- Task instructions: Restate, exactly and without pictures, the lines from the start of the listing below through the line holding "-- (\x2-19pt,\y2-19pt) -- (\x2-19pt,\y2-9pt)".

- Supplied entries:
____
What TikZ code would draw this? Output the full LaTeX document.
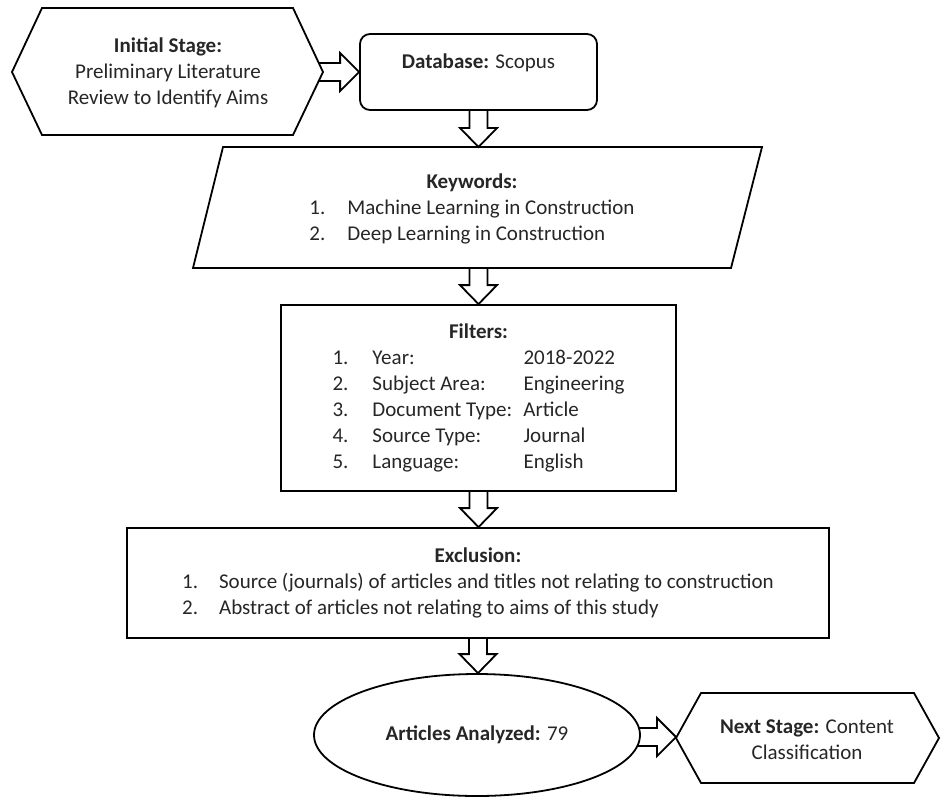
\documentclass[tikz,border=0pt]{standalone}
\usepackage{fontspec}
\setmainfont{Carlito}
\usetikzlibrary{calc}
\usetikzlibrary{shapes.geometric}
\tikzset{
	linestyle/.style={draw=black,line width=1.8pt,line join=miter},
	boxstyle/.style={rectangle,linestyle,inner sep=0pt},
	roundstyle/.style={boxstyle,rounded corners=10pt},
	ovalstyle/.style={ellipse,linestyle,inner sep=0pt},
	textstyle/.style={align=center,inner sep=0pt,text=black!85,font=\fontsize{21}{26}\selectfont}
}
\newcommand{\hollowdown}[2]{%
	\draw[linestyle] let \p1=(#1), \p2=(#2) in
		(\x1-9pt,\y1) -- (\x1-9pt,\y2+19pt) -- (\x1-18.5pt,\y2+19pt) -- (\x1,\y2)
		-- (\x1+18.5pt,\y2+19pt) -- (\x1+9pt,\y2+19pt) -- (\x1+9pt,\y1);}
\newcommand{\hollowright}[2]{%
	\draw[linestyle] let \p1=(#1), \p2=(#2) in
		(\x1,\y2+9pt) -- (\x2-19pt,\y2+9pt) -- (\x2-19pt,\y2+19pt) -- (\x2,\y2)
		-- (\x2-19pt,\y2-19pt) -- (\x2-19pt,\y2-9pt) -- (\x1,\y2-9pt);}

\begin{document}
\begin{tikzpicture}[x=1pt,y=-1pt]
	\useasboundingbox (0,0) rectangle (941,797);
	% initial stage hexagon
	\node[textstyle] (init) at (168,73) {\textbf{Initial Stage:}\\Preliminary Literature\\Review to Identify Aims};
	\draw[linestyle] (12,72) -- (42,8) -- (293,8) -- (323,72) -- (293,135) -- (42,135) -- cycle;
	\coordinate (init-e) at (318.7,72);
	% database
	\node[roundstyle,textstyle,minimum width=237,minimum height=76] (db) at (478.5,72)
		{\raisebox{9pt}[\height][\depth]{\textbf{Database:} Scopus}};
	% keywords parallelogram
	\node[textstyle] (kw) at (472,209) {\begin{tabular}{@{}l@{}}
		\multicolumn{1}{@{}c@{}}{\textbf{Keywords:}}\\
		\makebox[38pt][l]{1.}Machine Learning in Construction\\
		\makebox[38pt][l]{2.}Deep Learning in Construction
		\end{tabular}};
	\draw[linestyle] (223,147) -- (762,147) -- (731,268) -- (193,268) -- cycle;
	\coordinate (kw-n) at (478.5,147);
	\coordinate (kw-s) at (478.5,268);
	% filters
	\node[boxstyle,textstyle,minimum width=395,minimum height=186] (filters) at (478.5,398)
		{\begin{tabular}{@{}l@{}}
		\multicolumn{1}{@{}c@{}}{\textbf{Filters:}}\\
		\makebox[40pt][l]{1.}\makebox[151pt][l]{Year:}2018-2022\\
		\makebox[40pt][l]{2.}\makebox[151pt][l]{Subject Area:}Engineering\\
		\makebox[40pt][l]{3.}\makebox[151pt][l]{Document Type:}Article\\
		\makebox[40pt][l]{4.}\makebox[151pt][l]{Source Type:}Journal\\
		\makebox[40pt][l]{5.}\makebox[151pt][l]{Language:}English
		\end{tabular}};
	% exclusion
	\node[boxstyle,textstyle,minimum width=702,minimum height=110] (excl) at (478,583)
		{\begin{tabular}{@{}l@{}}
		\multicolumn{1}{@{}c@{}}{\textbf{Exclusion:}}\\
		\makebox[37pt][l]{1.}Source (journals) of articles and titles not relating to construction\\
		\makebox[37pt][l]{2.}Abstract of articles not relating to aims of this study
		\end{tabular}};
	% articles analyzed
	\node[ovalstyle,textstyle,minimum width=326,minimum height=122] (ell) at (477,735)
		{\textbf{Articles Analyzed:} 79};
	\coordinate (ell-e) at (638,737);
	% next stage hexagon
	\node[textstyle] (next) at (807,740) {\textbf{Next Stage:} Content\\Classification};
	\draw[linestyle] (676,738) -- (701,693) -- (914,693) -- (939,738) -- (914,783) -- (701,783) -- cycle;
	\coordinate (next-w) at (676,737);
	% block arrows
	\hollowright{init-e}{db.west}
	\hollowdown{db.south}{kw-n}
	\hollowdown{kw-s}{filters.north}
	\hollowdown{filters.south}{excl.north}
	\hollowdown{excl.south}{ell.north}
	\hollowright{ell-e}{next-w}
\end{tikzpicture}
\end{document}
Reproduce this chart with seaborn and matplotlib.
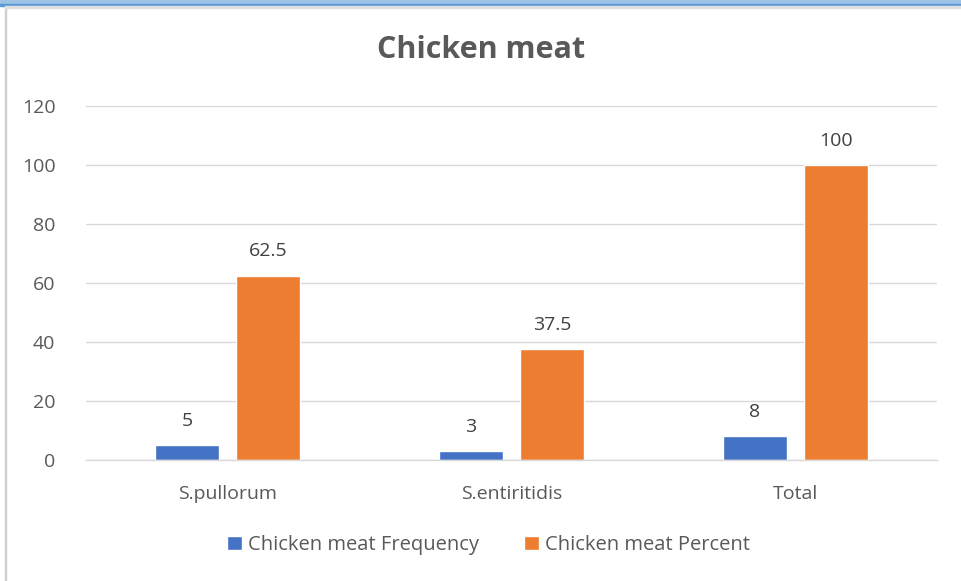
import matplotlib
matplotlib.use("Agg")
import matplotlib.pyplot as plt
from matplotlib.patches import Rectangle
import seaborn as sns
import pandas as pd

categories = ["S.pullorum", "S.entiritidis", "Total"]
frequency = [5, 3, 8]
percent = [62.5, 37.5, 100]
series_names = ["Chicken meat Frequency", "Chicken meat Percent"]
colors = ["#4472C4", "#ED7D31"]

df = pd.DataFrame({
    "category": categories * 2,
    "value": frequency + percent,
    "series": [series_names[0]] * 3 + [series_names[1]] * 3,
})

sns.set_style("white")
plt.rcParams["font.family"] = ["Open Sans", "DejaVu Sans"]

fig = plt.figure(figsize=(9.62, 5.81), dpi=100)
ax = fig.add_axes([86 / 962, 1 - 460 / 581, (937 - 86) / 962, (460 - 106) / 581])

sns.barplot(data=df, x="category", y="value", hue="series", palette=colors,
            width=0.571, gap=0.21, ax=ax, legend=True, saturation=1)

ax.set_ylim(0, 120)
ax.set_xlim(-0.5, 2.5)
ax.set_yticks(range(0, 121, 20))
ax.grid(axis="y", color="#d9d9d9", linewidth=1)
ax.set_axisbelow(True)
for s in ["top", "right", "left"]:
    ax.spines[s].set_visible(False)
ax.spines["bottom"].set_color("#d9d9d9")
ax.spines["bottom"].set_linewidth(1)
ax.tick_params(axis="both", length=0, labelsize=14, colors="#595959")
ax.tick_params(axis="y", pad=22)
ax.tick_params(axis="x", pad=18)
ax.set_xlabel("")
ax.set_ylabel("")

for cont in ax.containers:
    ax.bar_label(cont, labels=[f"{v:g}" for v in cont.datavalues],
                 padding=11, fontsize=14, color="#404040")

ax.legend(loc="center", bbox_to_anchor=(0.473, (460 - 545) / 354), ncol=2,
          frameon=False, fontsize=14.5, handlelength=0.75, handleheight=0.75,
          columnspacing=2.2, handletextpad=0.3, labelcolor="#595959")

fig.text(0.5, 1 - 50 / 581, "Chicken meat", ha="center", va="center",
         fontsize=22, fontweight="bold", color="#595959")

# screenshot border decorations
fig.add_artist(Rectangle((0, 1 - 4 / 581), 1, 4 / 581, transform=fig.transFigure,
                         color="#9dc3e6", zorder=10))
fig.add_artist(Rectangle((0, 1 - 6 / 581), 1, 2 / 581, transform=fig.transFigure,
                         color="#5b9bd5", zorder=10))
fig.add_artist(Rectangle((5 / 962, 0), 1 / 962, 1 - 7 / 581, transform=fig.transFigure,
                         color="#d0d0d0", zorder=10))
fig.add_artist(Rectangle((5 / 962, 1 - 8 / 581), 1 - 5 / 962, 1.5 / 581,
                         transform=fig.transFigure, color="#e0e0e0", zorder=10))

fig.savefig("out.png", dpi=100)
____
- Finished exercise:
What TikZ code would draw this? Output the full LaTeX document.
\documentclass[tikz,border=0pt]{standalone}
\usepackage{fontspec}
\setmainfont{Carlito}
\usetikzlibrary{calc}
\usetikzlibrary{shapes.geometric}
\tikzset{
	linestyle/.style={draw=black,line width=1.8pt,line join=miter},
	boxstyle/.style={rectangle,linestyle,inner sep=0pt},
	roundstyle/.style={boxstyle,rounded corners=10pt},
	ovalstyle/.style={ellipse,linestyle,inner sep=0pt},
	textstyle/.style={align=center,inner sep=0pt,text=black!85,font=\fontsize{21}{26}\selectfont}
}
\newcommand{\hollowdown}[2]{%
	\draw[linestyle] let \p1=(#1), \p2=(#2) in
		(\x1-9pt,\y1) -- (\x1-9pt,\y2+19pt) -- (\x1-18.5pt,\y2+19pt) -- (\x1,\y2)
		-- (\x1+18.5pt,\y2+19pt) -- (\x1+9pt,\y2+19pt) -- (\x1+9pt,\y1);}
\newcommand{\hollowright}[2]{%
	\draw[linestyle] let \p1=(#1), \p2=(#2) in
		(\x1,\y2+9pt) -- (\x2-19pt,\y2+9pt) -- (\x2-19pt,\y2+19pt) -- (\x2,\y2)
		-- (\x2-19pt,\y2-19pt) -- (\x2-19pt,\y2-9pt) -- (\x1,\y2-9pt);}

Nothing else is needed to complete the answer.